Итак, все те, кто видел "небеса отверстыми и Ангелов Божиих восходящих и нисходящих", включая Свв. Антония Великого, Терезу Авильскую, Хуана дела Крус, если упомянуть только тех очевидцев, о которых мы говорили в этом письме, принадлежат к традиции и представляют ее.
Знаете ли вы, дорогой неизвестный друг, кто является основателем первого ордена в традиции христианского герметизма? Св. Франциск Ассизский, poverello, без всякой эрудиции и всяких правил - звезда первой величины на небосклоне мистики, гнозиса и магии! Ибо он не только видел небеса отверстыми и Ангелов Божиих восходящих и нисходящих, но и актом посвящения от Серафима был настроен в единое созвучие с Самим Инициатором всех подлинных посвящений.

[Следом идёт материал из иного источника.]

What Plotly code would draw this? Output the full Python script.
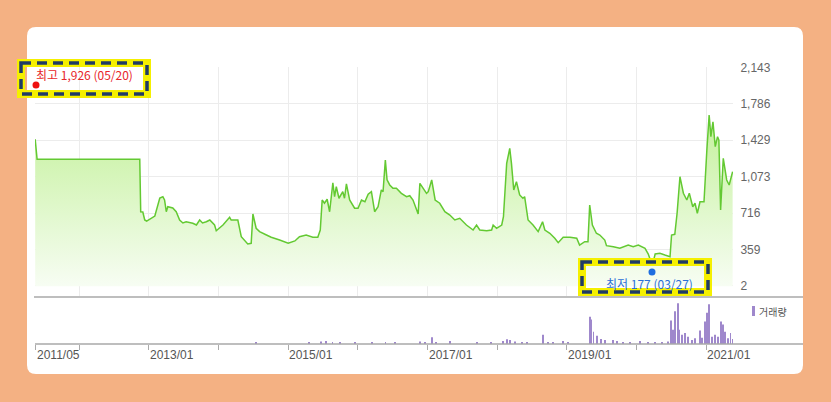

Но вернемся к Пятнадцатому Аркану Таро. До сих пор мы трактовали его в свете как индивидуального, так и коллективного порождения "искусственно созданных демонов". Что касается последнего, т. е. создания эгрегоров, т. е. еще один момент, требующий дополнительного разъяснения:
Оккультная литература XIX и XX столетий, прежде всего во Франции, выдвигает тезис (ставший почти классическим и, похоже, общепринятым), что коллективная воля и воображение могут порождать наряду с дурными эгрегорами и хорошие, т. е. "добрые демоны" порождаются точно таким же образом, как и злые. Согласно этому тезису, все зависит от самой воли и воображения: если они добры, то на свет появляются позитивные эгрегоры, если же они злы, то создаются негативные. Это значит, что наряду со злыми существуют и добрые "искусственные демоны", подобно тому, как существуют добрые и дурные помыслы.
С практической точки зрения этот тезис обосновывает коллективные попытки создать эгрегор с определенной целью: как, скажем, "групповой дух" или дух, присущий определенному братству. Считается, что коль скоро такой эгрегор создан, то можно полагаться на его поддержку и обрести в нем действенного магического союзника. Считается, что у каждой группы людей есть свой активный "групповой дух", наделяющий ее влиянием как в окружающем мире, так и среди членов создавшей его общности. Считается также, что подлинные и влиятельные традиции являются, в конечном счете, ничем иным как мощными, получающими постоянную энергию эгрегорами, которые живут и действуют веками. Не только все ордена и братства посвященных, но и Церкви обязаны своим существованием влиянию эгрегоров. Так, считается, что католичество, наряду с православием, ламаизмом и т. д., тоже является эгрегором, порожденным коллективной волей и воображением верующих.